Friday, August 7, 2009

The Middle Way to Leh

According to Buddhist tradition, Siddhartha Gautama spent the first twenty-nine years living a life of luxury. When he decided to leave the palace in which he had his entire life, he began to realize the suffering that all people endured in the world, and he entered into a life of asceticism. For the next few years, Siddhartha and his companions practiced extreme asceticism in order to achieve enlightenment. After nearly dying, Siddhartha realized that his asceticism had failed to lead to enlightenment. Instead, he began to practice what Buddhists now refer to as the Middle Way - a path of moderation that balances the extremes of self-deprivation and self-indulgence. This Middle Way led Siddhartha to becoming enlightened, and ultimately being known as the Buddha, or the “Awakened One.”
In many ways, it seems that how one travels reflects one’s spirituality (or lack of it). I’ve met many travelers who will deny themselves anything more than the cheapest room, no matter how dirty, and eat from the cheapest street vendor, no matter how unsafe the food looks. At the same time, I have met travelers who only travel in the most luxurious conditions. They fly everywhere in first class, regardless of cost or the ecological footprint. They eat only at the nicest restaurants and stay in the fanciest of hotels, regardless of how poorly treated the workers are or how many resources are wasted. It seems to me that there should be some sort of Middle Way travel philosophy. Traveling isn’t about how luxuriously or simply you travel; it’s about the way in which one travels.
In deciding to visit Leh, Ladakh in northern India, I knew that I was choosing to visit a place that wasn’t easily accessible. It’s in the northern most part of India in a valley in the Himalayas. At the same time, I was hoping that Leh could be a sort of place where I could spend time relaxing and focusing on my own thoughts and how I live. The tricky part was how to get to Leh. Given its remoteness, it’s not that simple to visit. It’s possible to pay a couple hundred dollars and grab a quick hour long flight from Delhi and show up in Leh, but for me that seemed to luxurious and easy. At the same time, I read horror stories about public bus rides from Manali to Leh that take two days, in which drivers spend most of their time drinking cheap whiskey and the seats are filled with passengers vomiting from motion sickness. (Andrew Harvey does a wonderful job of describing this sort of experience in his A Journey in Ladakh.) That option sounded more like an exercise in self-deprivation.
While in Manali, I discovered that you could share a taxi (a large SUV type jeep thing) to get to Leh. The shared taxi cost more than the bus, but it also took nearly half the time. It wasn’t as quick as a plane ride, but it was probably a little better for the environment. The shared taxi had three rows of seats. I shared the middle row with Vanessa, so we had a little extra space to spread out, but it was hardly riding in a fancy Winnebago. The taxi left Manali at 1:00 AM and arrived in Leh at 8:00 PM the same day - a voyage of nineteen hours.

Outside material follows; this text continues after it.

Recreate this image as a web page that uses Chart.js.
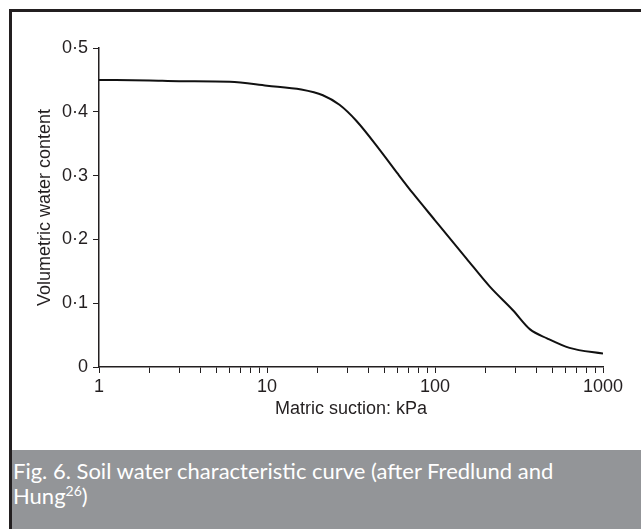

The trip was not without its discomforts, but none were excessively painful. I never feared that my driver was too drunk to drive that I wouldn’t make it to Leh. In fact, the driver Suraj was friendly and amazing at navigating the narrow roads. At the same time, the ride was a test in endurance. There were rough roads (sometimes the road didn’t even exist). There were lots of Indian Oil trucks that took up almost the entire road that needed to be passed. There were significant changes in temperature, and I never imagined India being so cold in August.
The voyage also had its amazing moments. Watching the Himalayas for hours was incredible. It’s hard to describe just how beautiful they can be. Talking to people who live in the little “towns” in the Himalayas was also rewarding and reminded me how wonderful humanity can be. I enjoyed watching Suraj refill the gas tank using the cut-off top of a water bottle as a funnel - a nice reminder of the ecologically friendly ways in which so many Indians reuse things. And getting to eat momos (Tibetan dumplings) while sitting at the foot of the Himalayas was a moment I’ll always remember.
Although I would never think of myself as a Buddha, I do like to think that I found the Middle Way to Leh.